Growing health and effectiveness

A blog centered around The Addington Method, leadership, culture, organizational clarity, faith issues, teams, Emotional Intelligence, personal growth, dysfunctional and healthy leaders, boards and governance, church boards, organizational and congregational cultures, staff alignment, intentional results and missions.
Showing posts with label kingdom hearts. Show all posts
Showing posts with label kingdom hearts. Show all posts

Monday, June 24, 2013

Measuring our hearts against God's heart

There is nothing that challenges me more than to understand the amazing heart of the eternal God and then measure my heart against His. Think about this:

While I find it so hard to forgive at times, He forgives easily and quickly because He does not want to live out of fellowship with us.

While I can tolerate injustice small and large, His heart is broken by the injustices that are so much a part of our fallen world.

While I can become deeply engrossed in my own ministry, His heart is for all ministries - His is a big and generous and non-parochial heart.

While I quibble over fine points of doctrine, He is driven that all men and women and children hear the Gospel and find a relationship with  Jesus.

While I am loyal to my denominational brand He cares for His whole Bride.

While I pray for my own needs, His heart is for the needs of a world gone wrong through sin with all the brokenness that comes with that fact.

While I can marginalize some people who are not like me, He sees every human being as made in His Image and equally worthy of His love. His heart never marginalizes anyone.

While I like to hang out with people who are respectable His heart is for the unrespectable as well - just look who He hung out with in the incarnation.

While there are people I would pass by, there is no-one He would pass by.

While I am impatient, critical and condemning of those who don't meet my standards, He is patient and gracious and forbearing.

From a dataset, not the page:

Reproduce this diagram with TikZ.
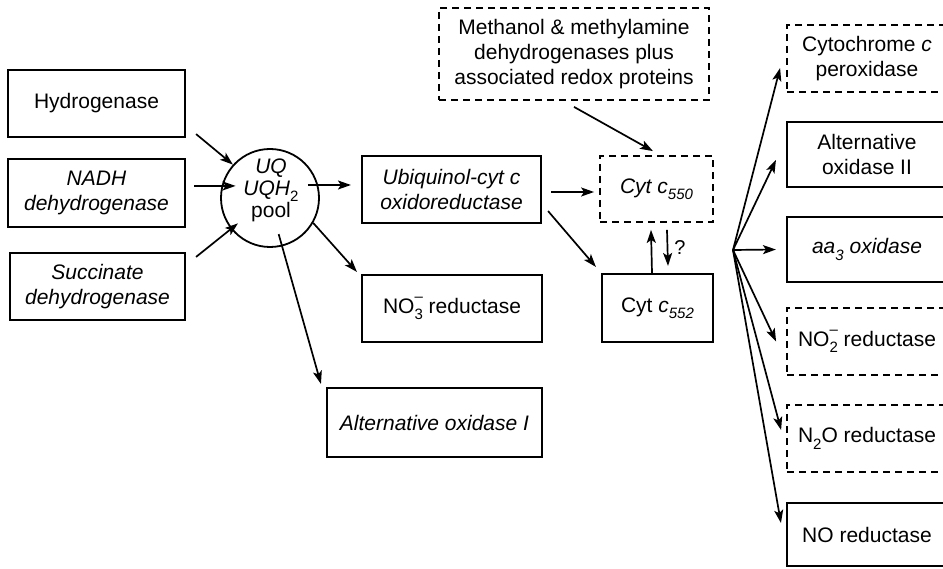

Take a moment this week and consider where your heart is against His heart. His greatest goal for us is that His heart would become our heart. 

Saturday, February 23, 2013

Self interest or Kingdom interest


In Philippians 2:19, Paul makes a very interesting comment where he compares Timothy’s ministry motivation with the ministry motivation of others.

“I hope in the Lord Jesus to send Timothy to you soon, that I also may be cheered when I receive news about you. I have no one else like him, who takes a genuine interest in your welfare. For everyone looks out for his own interests, not those of Jesus Christ. But you know that Timothy has proved himself because as a son with his father he has served with me in the work of the gospel” (Philippians 2:19-22).

Paul uses two descriptors for Timothy. First, that he takes a genuine interest in the welfare of the Philippians – that is he really cared about them and their welfare. And then Paul contrasts that with the majority of people when he adds, “For everyone looks out for his own interests, not those of Jesus Christ.” That is a sobering statement! Are we like Timothy who takes a genuine interest in the welfare of others or like the majority who look primarily after their own interests?

The proof, says Paul has been Timothy’s partnership with Paul in the work of the gospel. Timothy has a track record of faithful ministry to others and a genuine interest in their spiritual welfare, and he was willing to serve under Paul as a young minister – a mark of followership and humility – rather than to carve out a name and a place for himself.

The ministry world is full of people who are carving out names for themselves and under the guise of “ministry” are actually looking after their own interests, pursing their own dreams and doing their own thing rather than working under or with others for the spread of the gospel. And when it comes down to basic motivations it is really about them not others! Paul nails their motivation when he says they are not looking after the interests of Jesus Christ.

Paul’s comments cause me to ask myself today. What is my motivation? Is it “genuine” like Timothy’s or is it more about me than Him. Whose interests am I really looking after? The answer is often not how it looks on the outside but the motivation from the inside.